C’est la deuxième justification de Levi’s dans son choix de l’intelligence artificielle : « Augmenter le nombre et la diversité de nos mannequins » afin d’être plus « inclusif ». Levi’s entend donc faire le bien de ses clients, qu’il nomme « communautés », puisqu’ils trouveront de quoi s’identifier parmi les multiples combinaisons de « types de corps, d’âges, de tailles, de races et d’origines ethniques ». Mais la firme entend aussi, et c’est inédit dans le discours, faire le bien de notre société contemporaine en mettant en avant toutes sortes de minorités pixellisées.

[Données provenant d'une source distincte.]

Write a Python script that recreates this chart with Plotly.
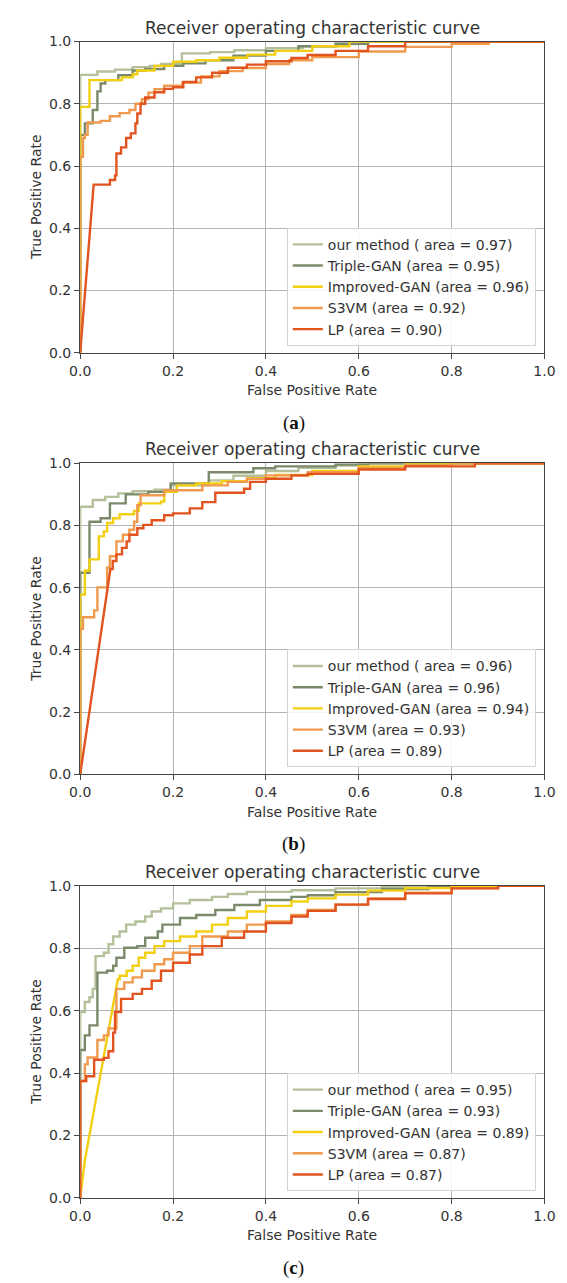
import plotly.graph_objects as go

# ---------------- data ----------------
METHODS = ["our method", "Triple-GAN", "Improved-GAN", "S3VM", "LP"]
AUC_A = [0.97, 0.95, 0.96, 0.92, 0.90]
AUC_B = [0.96, 0.96, 0.94, 0.93, 0.89]
AUC_C = [0.95, 0.93, 0.89, 0.87, 0.87]
TICKS = [0.0, 0.2, 0.4, 0.6, 0.8, 1.0]
PANEL_LABELS = ["a", "b", "c"]

# panel (a)
OUR_A_FPR = [0,0, .037,.037, .075,.075, .113,.113, .15,.15, .174,.174, .219,.219, .28,.28, .332,.332, .4,.4, .48,.48, .55,.55, .6,.6, 1]
OUR_A_TPR = [0,.893, .893,.904, .904,.91, .91,.918, .918,.922, .922,.928, .928,.962, .962,.966, .966,.972, .972,.979, .979,.985, .985,.992, .992,1, 1]
TRI_A_FPR = [0,0, .01,.01, .027,.027, .037,.037, .044,.044, .054,.054, .082,.082, .113,.113, .14,.14, .181,.181, .222,.222, .27,.27, .33,.33, .4,.4, .47,.47, .55,.55, .62,.62, 1]
TRI_A_TPR = [0,.70, .70,.737, .737,.78, .78,.84, .84,.865, .865,.876, .876,.892, .892,.907, .907,.912, .912,.922, .922,.93, .93,.94, .94,.955, .955,.97, .97,.985, .985,.993, .993,1, 1]
IMP_A_FPR = [0,0, .02,.02, .09,.09, .113,.113, .123,.123, .16,.16, .2,.2, .25,.25, .3,.3, .36,.36, .42,.42, .5,.5, .58,.58, 1]
IMP_A_TPR = [0,.79, .79,.876, .876,.885, .885,.895, .895,.907, .907,.922, .922,.935, .935,.94, .94,.948, .948,.958, .958,.97, .97,.985, .985,1, 1]
S3_A_FPR = [0,0, .006,.006, .01,.01, .016,.016, .044,.044, .064,.064, .085,.085, .106,.106, .119,.119, .133,.133, .147,.147, .16,.16, .181,.181, .22,.22, .26,.26, .3,.3, .35,.35, .4,.4, .45,.45, .5,.5, .6,.6, .7,.7, .8,.8, .88,.88, 1]
S3_A_TPR = [0,.63, .63,.69, .69,.70, .70,.74, .74,.745, .745,.76, .76,.77, .77,.78, .78,.80, .80,.815, .815,.836, .836,.847, .847,.858, .858,.868, .868,.888, .888,.905, .905,.915, .915,.928, .928,.94, .94,.95, .95,.968, .968,.983, .983,.993, .993,1, 1]
LP_A_FPR = [0, .029, .064,.064, .075,.075, .078,.078, .088,.088, .099,.099, .109,.109, .119,.119, .123,.123, .13,.13, .14,.14, .16,.16, .181,.181, .2,.2, .222,.222, .25,.25, .284,.284, .318,.318, .359,.359, .4,.4, .455,.455, .49,.49, .55,.55, .62,.62, .7,.7, 1]
LP_A_TPR = [0, .54, .54,.555, .555,.57, .57,.64, .64,.66, .66,.69, .69,.705, .705,.737, .737,.769, .769,.80, .80,.82, .82,.837, .837,.848, .848,.853, .853,.87, .87,.885, .885,.90, .90,.916, .916,.926, .926,.937, .937,.947, .947,.957, .957,.97, .97,.985, .985,1, 1]

# panel (b)
OUR_B_FPR = [0,0, .027,.027, .054,.054, .082,.082, .113,.113, .16,.16, .195,.195, .277,.277, .33,.33, .4,.4, .47,.47, .55,.55, .6,.6, 1]
OUR_B_TPR = [0,.86, .86,.882, .882,.892, .892,.903, .903,.91, .91,.915, .915,.929, .929,.945, .945,.96, .96,.975, .975,.985, .985,.993, .993,1, 1]
TRI_B_FPR = [0,0, .02,.02, .044,.044, .064,.064, .098,.098, .147,.147, .195,.195, .277,.277, .373,.373, .42,.42, .55,.55, .62,.62, 1]
TRI_B_TPR = [0,.648, .648,.812, .812,.823, .823,.871, .871,.90, .90,.908, .908,.935, .935,.971, .971,.984, .984,.99, .99,.996, .996,1, 1]
IMP_B_FPR = [0,0, .01,.01, .02,.02, .04,.04, .051,.051, .058,.058, .071,.071, .085,.085, .116,.116, .126,.126, .174,.174, .181,.181, .208,.208, .25,.25, .305,.305, .36,.36, .42,.42, .5,.5, .6,.6, .7,.7, 1]
IMP_B_TPR = [0,.578, .578,.655, .655,.691, .691,.765, .765,.781, .781,.808, .808,.823, .823,.836, .836,.847, .847,.871, .871,.877, .877,.908, .908,.929, .929,.935, .935,.942, .942,.952, .952,.962, .962,.975, .975,.99, .99,1, 1]
S3_B_FPR = [0,0, .006,.006, .03,.03, .037,.037, .058,.058, .064,.064, .078,.078, .092,.092, .106,.106, .116,.116, .123,.123, .13,.13, .181,.181, .263,.263, .318,.318, .359,.359, .4,.4, .49,.49, .6,.6, .7,.7, .8,.8, 1]
S3_B_TPR = [0,.468, .468,.505, .505,.527, .527,.601, .601,.665, .665,.701, .701,.749, .749,.77, .77,.786, .786,.812, .812,.865, .865,.897, .897,.913, .913,.929, .929,.94, .94,.95, .95,.961, .961,.971, .971,.985, .985,.993, .993,1, 1]
LP_B_FPR = [0, .065, .07,.07, .078,.078, .09,.09, .1,.1, .106,.106, .123,.123, .136,.136, .154,.154, .181,.181, .2,.2, .236,.236, .263,.263, .291,.291, .353,.353, .366,.366, .4,.4, .455,.455, .49,.49, .6,.6, .7,.7, .85,.85, 1]
LP_B_TPR = [0, .66, .66,.686, .686,.707, .707,.728, .728,.749, .749,.77, .77,.791, .791,.802, .802,.817, .817,.833, .833,.839, .839,.855, .855,.875, .875,.905, .905,.918, .918,.94, .94,.95, .95,.961, .961,.966, .966,.98, .98,.99, .99,1, 1]

# panel (c)
OUR_C_FPR = [0,0, .01,.01, .02,.02, .027,.027, .033,.033, .051,.051, .061,.061, .071,.071, .085,.085, .099,.099, .119,.119, .14,.14, .154,.154, .174,.174, .2,.2, .236,.236, .284,.284, .318,.318, .359,.359, .455,.455, .55,.55, .65,.65, .75,.75, 1]
OUR_C_TPR = [0,.596, .596,.628, .628,.643, .643,.67, .67,.775, .775,.786, .786,.813, .813,.838, .838,.854, .854,.876, .876,.886, .886,.902, .902,.918, .918,.928, .928,.944, .944,.955, .955,.965, .965,.974, .974,.981, .981,.986, .986,.992, .992,.997, .997,1, 1]
TRI_C_FPR = [0,0, .01,.01, .02,.02, .037,.037, .058,.058, .071,.071, .078,.078, .095,.095, .123,.123, .14,.14, .167,.167, .177,.177, .215,.215, .25,.25, .291,.291, .332,.332, .387,.387, .455,.455, .49,.49, .55,.55, .65,.65, .75,.75, .82,.82, 1]
TRI_C_TPR = [0,.474, .474,.521, .521,.553, .553,.722, .722,.728, .728,.744, .744,.77, .77,.802, .802,.807, .807,.834, .834,.854, .854,.876, .876,.897, .897,.907, .907,.923, .923,.939, .939,.955, .955,.965, .965,.97, .97,.98, .98,.99, .99,.997, .997,1, 1]
IMP_C_FPR = [0, .01, .081, .085,.085, .1,.1, .113,.113, .126,.126, .14,.14, .16,.16, .181,.181, .215,.215, .25,.25, .284,.284, .318,.318, .359,.359, .4,.4, .455,.455, .49,.49, .55,.55, .62,.62, .7,.7, .8,.8, 1]
IMP_C_TPR = [0, .12, .701, .701,.712, .712,.728, .728,.744, .744,.77, .77,.786, .786,.807, .807,.823, .823,.838, .838,.854, .854,.876, .876,.897, .897,.918, .918,.936, .936,.95, .95,.96, .96,.972, .972,.985, .985,.993, .993,1, 1]
S3_C_FPR = [0,0, .01,.01, .016,.016, .037,.037, .051,.051, .061,.061, .078,.078, .095,.095, .113,.113, .133,.133, .16,.16, .181,.181, .2,.2, .236,.236, .263,.263, .318,.318, .359,.359, .4,.4, .455,.455, .49,.49, .55,.55, .62,.62, .7,.7, .8,.8, .9,.9, 1]
S3_C_TPR = [0,.375, .375,.428, .428,.45, .45,.506, .506,.521, .521,.543, .543,.67, .67,.691, .691,.707, .707,.728, .728,.749, .749,.765, .765,.786, .786,.807, .807,.838, .838,.854, .854,.876, .876,.886, .886,.907, .907,.923, .923,.94, .94,.96, .96,.978, .978,.993, .993,1, 1]
LP_C_FPR = [0,0, .013,.013, .03,.03, .051,.051, .061,.061, .071,.071, .075,.075, .088,.088, .113,.113, .133,.133, .154,.154, .174,.174, .2,.2, .236,.236, .263,.263, .305,.305, .353,.353, .4,.4, .455,.455, .49,.49, .55,.55, .62,.62, .7,.7, .8,.8, .9,.9, 1]
LP_C_TPR = [0,.375, .375,.39, .39,.443, .443,.449, .449,.47, .47,.53, .53,.596, .596,.638, .638,.654, .654,.67, .67,.696, .696,.728, .728,.754, .754,.78, .78,.807, .807,.834, .834,.854, .854,.881, .881,.902, .902,.92, .92,.94, .94,.958, .958,.976, .976,.992, .992,1, 1]

# ---------------- styling / layout ----------------
COLORS = ["#b3c09a", "#7c8a6c", "#f3cf12", "#ef9a4e", "#e2541f"]
W, H = 567, 1283
LEFT, RIGHT = 72, 555
TOPS = [34, 461, 889]
BOTTOMS = [349, 776, 1205]
FONT = "DejaVu Sans"
TXT = "#333333"
FRAME = "#454545"

panels = [
    (AUC_A, [(OUR_A_FPR, OUR_A_TPR), (TRI_A_FPR, TRI_A_TPR), (IMP_A_FPR, IMP_A_TPR), (S3_A_FPR, S3_A_TPR), (LP_A_FPR, LP_A_TPR)]),
    (AUC_B, [(OUR_B_FPR, OUR_B_TPR), (TRI_B_FPR, TRI_B_TPR), (IMP_B_FPR, IMP_B_TPR), (S3_B_FPR, S3_B_TPR), (LP_B_FPR, LP_B_TPR)]),
    (AUC_C, [(OUR_C_FPR, OUR_C_TPR), (TRI_C_FPR, TRI_C_TPR), (IMP_C_FPR, IMP_C_TPR), (S3_C_FPR, S3_C_TPR), (LP_C_FPR, LP_C_TPR)]),
]

fig = go.Figure()
annotations = []
layout = dict(
    width=W, height=H, margin=dict(l=0, r=0, t=0, b=0),
    paper_bgcolor="white", plot_bgcolor="white",
    font=dict(family=FONT, size=14, color=TXT),
)

def py(p):
    return 1 - p / H

for i, (aucs, curves) in enumerate(panels):
    n = "" if i == 0 else str(i + 1)
    leg = "legend" + n
    for k, (fpr, tpr) in enumerate(curves):
        assert len(fpr) == len(tpr), (i, k)
        name = f"{METHODS[k]} ( area = {aucs[k]:.2f})" if k == 0 else f"{METHODS[k]} (area = {aucs[k]:.2f})"
        fig.add_trace(go.Scatter(
            x=fpr, y=tpr, mode="lines", name=name,
            line=dict(color=COLORS[k], width=2.4),
            xaxis="x" + n, yaxis="y" + n, legend=leg,
        ))
    axis_common = dict(
        range=[0, 1], tickvals=TICKS, tickformat=".1f",
        ticks="outside", ticklen=5, tickwidth=1.2, tickcolor=FRAME,
        showline=True, mirror=True, linecolor=FRAME, linewidth=1.3,
        showgrid=True, gridcolor="#b4b4b4", gridwidth=1, zeroline=False,
        tickfont=dict(family=FONT, size=14, color=TXT), fixedrange=True,
    )
    layout["xaxis" + n] = dict(axis_common, domain=[LEFT / W, RIGHT / W], anchor="y" + n)
    layout["yaxis" + n] = dict(axis_common, domain=[py(BOTTOMS[i]), py(TOPS[i])], anchor="x" + n)
    layout[leg] = dict(
        x=546 / W, xanchor="right", y=py(BOTTOMS[i] - 7), yanchor="bottom",
        bgcolor="rgba(255,255,255,0.85)", bordercolor="#d2d2d2", borderwidth=1,
        font=dict(family=FONT, size=14, color=TXT), itemwidth=30, tracegroupgap=0,
    )
    cx = (LEFT + RIGHT) / 2 / W
    annotations += [
        dict(text="Receiver operating characteristic curve", x=cx, y=py(TOPS[i] - 14),
             xref="paper", yref="paper", showarrow=False, xanchor="center", yanchor="middle",
             font=dict(family=FONT, size=17, color=TXT)),
        dict(text="False Positive Rate", x=cx, y=py(BOTTOMS[i] + 38),
             xref="paper", yref="paper", showarrow=False, xanchor="center", yanchor="middle",
             font=dict(family=FONT, size=14, color=TXT)),
        dict(text="True Positive Rate", x=26 / W, y=py((TOPS[i] + BOTTOMS[i]) / 2), textangle=-90,
             xref="paper", yref="paper", showarrow=False, xanchor="center", yanchor="middle",
             font=dict(family=FONT, size=14, color=TXT)),
        dict(text=f"(<b>{PANEL_LABELS[i]}</b>)", x=294 / W, y=py(BOTTOMS[i] + 71),
             xref="paper", yref="paper", showarrow=False, xanchor="center", yanchor="middle",
             font=dict(family="Liberation Serif", size=19, color="#111111")),
    ]

layout["annotations"] = annotations
fig.update_layout(**layout)
fig.write_html("out.html")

Gonfler son catalogue de mannequins répond à une logique commerciale que l’on peut comprendre, d’autant que l’entreprise continuera à travailler avec des top models en chair et en os. Mais avancer des raisons éthiques dans l’usage de l’IA, c’est pousser loin le bouchon. Levi’s déclarait, en 2020, que les Noirs « méritent mieux » que leur visibilité actuelle. Eh bien, si l’entreprise veut aider, elle n’a qu’à rémunérer de vrais Noirs en leur faisant enfiler une paire de jeans et en les faisant poser devant un photographe. C’est dans la vraie vie qu’on juge l’inclusion, pas dans le métavers.